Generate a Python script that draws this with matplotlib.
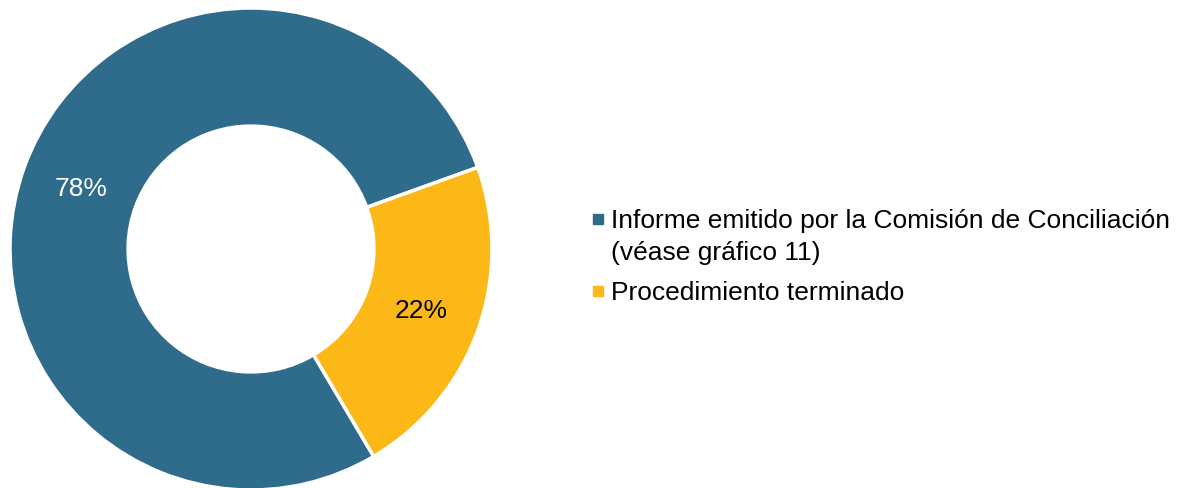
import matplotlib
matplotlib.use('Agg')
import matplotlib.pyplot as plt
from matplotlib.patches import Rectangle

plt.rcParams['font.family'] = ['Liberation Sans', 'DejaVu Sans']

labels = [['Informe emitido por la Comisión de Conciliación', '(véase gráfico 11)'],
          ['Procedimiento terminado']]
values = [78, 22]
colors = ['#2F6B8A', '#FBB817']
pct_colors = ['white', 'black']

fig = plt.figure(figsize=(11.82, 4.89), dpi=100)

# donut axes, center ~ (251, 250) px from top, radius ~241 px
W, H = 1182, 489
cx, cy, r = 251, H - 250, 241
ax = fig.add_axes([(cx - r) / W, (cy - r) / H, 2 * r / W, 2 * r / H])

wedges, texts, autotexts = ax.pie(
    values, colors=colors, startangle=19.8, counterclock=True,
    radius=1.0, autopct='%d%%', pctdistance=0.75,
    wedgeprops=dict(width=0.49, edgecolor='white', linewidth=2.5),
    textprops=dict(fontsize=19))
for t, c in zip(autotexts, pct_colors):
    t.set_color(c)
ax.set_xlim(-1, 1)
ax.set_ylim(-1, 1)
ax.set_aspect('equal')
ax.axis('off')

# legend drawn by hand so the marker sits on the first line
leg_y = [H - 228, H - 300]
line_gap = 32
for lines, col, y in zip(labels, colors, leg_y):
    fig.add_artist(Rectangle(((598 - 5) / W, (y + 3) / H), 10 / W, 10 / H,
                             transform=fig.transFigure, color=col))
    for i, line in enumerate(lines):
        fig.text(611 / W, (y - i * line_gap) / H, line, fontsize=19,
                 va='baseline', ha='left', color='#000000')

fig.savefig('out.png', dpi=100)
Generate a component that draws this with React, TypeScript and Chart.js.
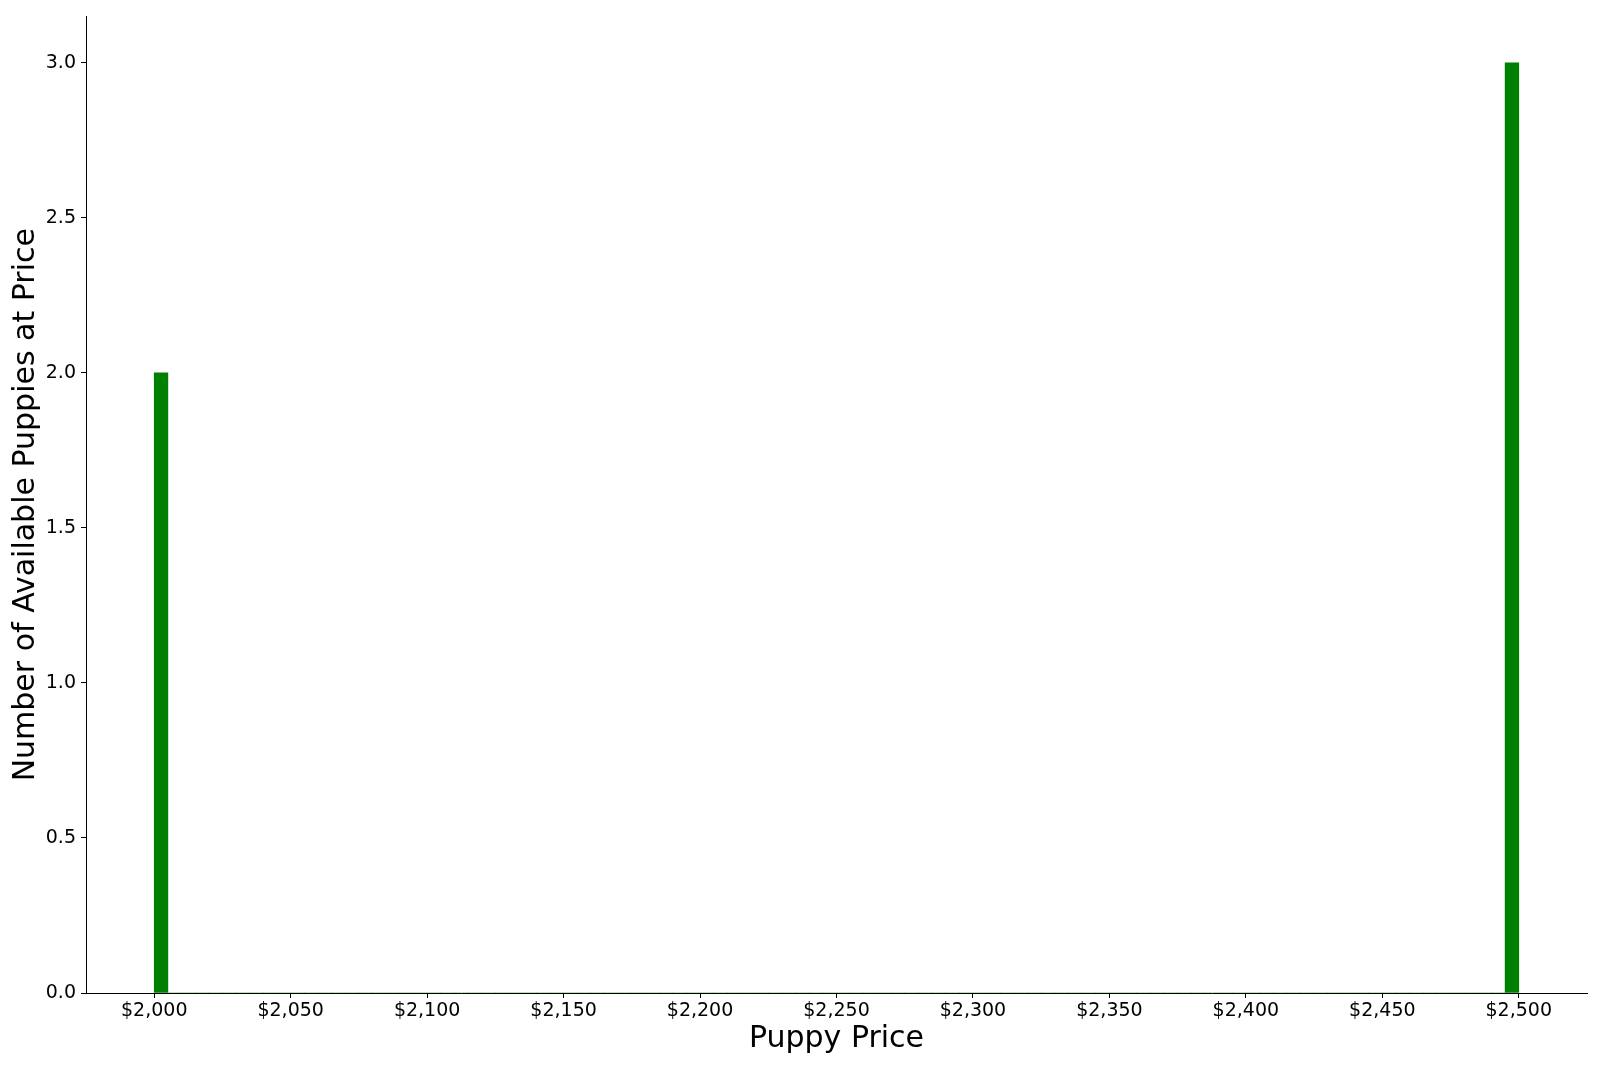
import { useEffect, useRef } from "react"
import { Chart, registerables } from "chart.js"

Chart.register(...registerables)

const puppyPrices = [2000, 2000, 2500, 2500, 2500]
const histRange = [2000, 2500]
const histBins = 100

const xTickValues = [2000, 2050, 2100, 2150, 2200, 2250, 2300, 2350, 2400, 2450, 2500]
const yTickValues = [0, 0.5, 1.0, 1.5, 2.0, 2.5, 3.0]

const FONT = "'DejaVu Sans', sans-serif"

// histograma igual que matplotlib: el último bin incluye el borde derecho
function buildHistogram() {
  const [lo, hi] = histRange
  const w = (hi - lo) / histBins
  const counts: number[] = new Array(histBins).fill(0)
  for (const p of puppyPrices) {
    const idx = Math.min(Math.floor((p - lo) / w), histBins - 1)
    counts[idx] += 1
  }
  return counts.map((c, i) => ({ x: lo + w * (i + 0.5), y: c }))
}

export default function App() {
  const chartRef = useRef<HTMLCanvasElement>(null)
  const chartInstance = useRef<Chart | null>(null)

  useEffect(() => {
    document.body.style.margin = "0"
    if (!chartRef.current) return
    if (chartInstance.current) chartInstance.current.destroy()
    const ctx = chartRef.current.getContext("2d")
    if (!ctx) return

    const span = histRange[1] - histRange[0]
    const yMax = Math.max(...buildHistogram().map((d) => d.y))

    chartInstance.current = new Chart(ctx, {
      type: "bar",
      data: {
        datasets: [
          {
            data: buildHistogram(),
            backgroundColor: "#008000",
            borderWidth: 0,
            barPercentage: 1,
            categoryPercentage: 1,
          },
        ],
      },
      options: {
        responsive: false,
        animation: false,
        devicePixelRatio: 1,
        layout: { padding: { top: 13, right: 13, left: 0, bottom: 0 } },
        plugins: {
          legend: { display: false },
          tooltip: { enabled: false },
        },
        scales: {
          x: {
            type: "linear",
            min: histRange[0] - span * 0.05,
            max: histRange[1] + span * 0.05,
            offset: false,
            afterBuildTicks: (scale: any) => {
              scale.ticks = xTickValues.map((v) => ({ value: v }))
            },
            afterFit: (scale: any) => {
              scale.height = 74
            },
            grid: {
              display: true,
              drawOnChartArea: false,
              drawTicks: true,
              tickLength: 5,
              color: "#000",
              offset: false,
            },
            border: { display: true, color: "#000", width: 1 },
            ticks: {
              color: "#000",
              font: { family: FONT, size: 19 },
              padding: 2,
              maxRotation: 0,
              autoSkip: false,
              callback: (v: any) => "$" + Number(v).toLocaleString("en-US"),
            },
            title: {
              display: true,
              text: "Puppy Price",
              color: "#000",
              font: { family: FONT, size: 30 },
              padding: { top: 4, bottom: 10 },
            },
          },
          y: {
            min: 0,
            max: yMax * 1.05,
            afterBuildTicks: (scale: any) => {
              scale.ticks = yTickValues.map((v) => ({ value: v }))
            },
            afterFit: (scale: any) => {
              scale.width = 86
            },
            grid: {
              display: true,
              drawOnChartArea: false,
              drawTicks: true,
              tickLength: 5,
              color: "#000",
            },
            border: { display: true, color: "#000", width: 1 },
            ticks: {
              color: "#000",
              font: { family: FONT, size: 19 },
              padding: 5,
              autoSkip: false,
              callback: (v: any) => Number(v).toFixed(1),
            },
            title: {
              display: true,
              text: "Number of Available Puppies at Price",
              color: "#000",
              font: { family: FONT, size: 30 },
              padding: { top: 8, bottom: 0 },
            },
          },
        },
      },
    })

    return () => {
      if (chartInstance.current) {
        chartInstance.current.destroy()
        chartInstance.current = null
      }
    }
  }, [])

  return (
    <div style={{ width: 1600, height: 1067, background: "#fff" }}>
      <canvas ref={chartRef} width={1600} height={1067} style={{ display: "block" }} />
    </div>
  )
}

========================================================================

- **TASK PROMPT**:
Only the lines from the top of the data through the line with "ax = fig.add_axes([(cx" should be quoted, exactly and with both ends kept; skip the pictures.

- **FINISHED TASK**:
Generate a Python script that draws this with matplotlib.
import matplotlib
matplotlib.use('Agg')
import matplotlib.pyplot as plt
from matplotlib.patches import Rectangle

plt.rcParams['font.family'] = ['Liberation Sans', 'DejaVu Sans']

labels = [['Informe emitido por la Comisión de Conciliación', '(véase gráfico 11)'],
          ['Procedimiento terminado']]
values = [78, 22]
colors = ['#2F6B8A', '#FBB817']
pct_colors = ['white', 'black']

fig = plt.figure(figsize=(11.82, 4.89), dpi=100)

# donut axes, center ~ (251, 250) px from top, radius ~241 px
W, H = 1182, 489
cx, cy, r = 251, H - 250, 241
ax = fig.add_axes([(cx - r) / W, (cy - r) / H, 2 * r / W, 2 * r / H])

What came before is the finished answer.